Sayın Başkan, AKP Hükûmetinin yasa dışı ve hukuk dışı bir şekilde sürdürdüğü sokağa çıkma yasakları maalesef devam ediyor. Bu sokağa çıkma yasakları süresince yaşanan can kayıpları da her birimizi kahretmeye, her birimizi büyük acılara sürüklemeye devam ediyor. Silopi'de ve Cizre'de 72'nci günü bulan, İdil'de 8'inci gününü geride bırakan, Sur'da da 84'üncü günü aşan bir sokağa çıkma yasağı uygulamasıyla karşı karşıyayız. Bu süreç içerisinde yaşananları zaman zaman burada dile getirdik. Hiçbir darbe döneminde, hiçbir sıkıyönetim döneminde bile görülmemiş olan bu sokağa çıkma yasağı uygulamaları maalesef, bugün itibarıyla Sur'da da büyük bir katliamı, tıpkı Cizre'de olduğu gibi gündemleştirmiştir. Sur'da 200'e yakın sivil insanın bulunduğu bir alanda büyük bir katliam tehlikesi, büyük bir katliam riski bilgileri yerelden sürekli olarak bize iletilmektedir.

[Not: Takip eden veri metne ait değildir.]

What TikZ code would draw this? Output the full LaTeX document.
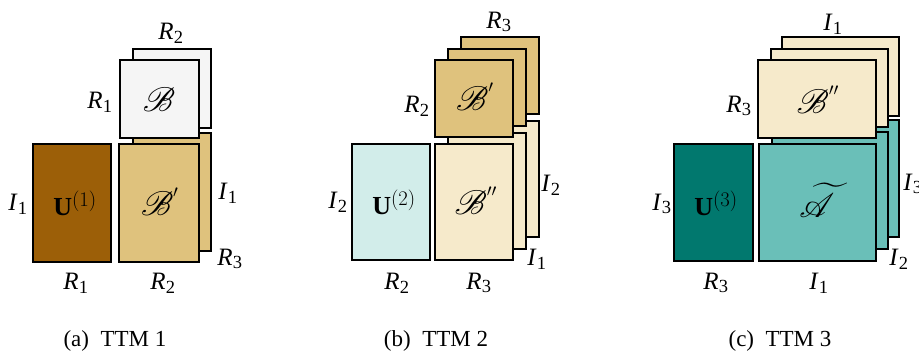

(Mikrofon otomatik cihaz tarafından kapatıldı)

BAŞKAN - Ek süre veriyorum Sayın Baluken, tamamlayınız.

Buyurunuz.

İDRİS BALUKEN (Diyarbakır) - Aralarında 4 yaşındaki, 5 yaşındaki 15 çocuğun da olduğu, kadınların ve yaşlıların olduğu, 200 insanın bulunduğu, sığındığı binalar iki gündür pervasız bir şekilde top atışına maruz kalmaktadır. Biraz sonra gensoru önergesinde de göstereceğim fotoğraflarda da görüleceği gibi, oradaki çocukların birçoğu şarapnel parçalarıyla maalesef, yaralanmışlardır. Tıpkı Cizre'de olduğu gibi, bu insanları kurtarma adına oluşturulması gereken bir yaşam koridoru, insani koridorla ilgili talebimize de bu saate kadar Diyarbakır Valiliği ve AKP Hükûmeti tarafından olumlu bir cevap verilmemiş dolayısıyla tıpkı Cizre'de olduğu gibi, bir vahşet tablosu bir kez daha Sur üzerinden bütün ülkenin gündemine sokulmak istenmektedir. Bu durumun kabul edilemez olduğunu, Sur'daki sağ olduğunu bildiğimiz, ağırlığı çocuklardan, kadınlardan ve yaşlılardan oluşan bu insanların hastaneye nakledilmesiyle ilgili sürecin bir an önce işletilmesi gerektiğini buradan bir kez daha Hükûmete hatırlatmak istiyorum.

(Mikrofon otomatik cihaz tarafından kapatıldı)

İDRİS BALUKEN (Diyarbakır) - Son bir hususla bağlayayım Sayın Başkan.

BAŞKAN - Buyurun Sayın Baluken.

İDRİS BALUKEN (Diyarbakır) - Diğer taraftan, Cizre'deki vahşet bodrumlarından çıkan 148 cenazenin otopsi işlemlerinde de gerek ulusal yasalardaki mevzuatlar gerek uluslararası Minnesota Protokolü'nün bütün hükümleri AKP Hükûmeti tarafından ayaklar altına alınmıştır. Otopsi ve teşhis işlemlerine çoğunlukla aileler, hekimler, avukatlar, bağımsız heyetler girememekte; cenazeler 6 ile dağıtılarak ailelerin, anaların tek tek, il il dolaşarak kendi çocuklarının cenazelerini tanıma yaklaşımı, "insanlık dışı, utanç" olarak niteleyeceğimiz tavır AKP Hükûmeti tarafından devreye konulmuştur.

Yine, bugüne kadar yürüttüğümüz bütün görüşmelere rağmen, bu insanlık dışı tutumun devam ettiğini, bu tutumu kınadığımızı, bunun insanlık önünde, tarih önünde bir insanlık suçu olarak mutlaka yargılanacağını ifade ediyor, saygılar sunuyorum.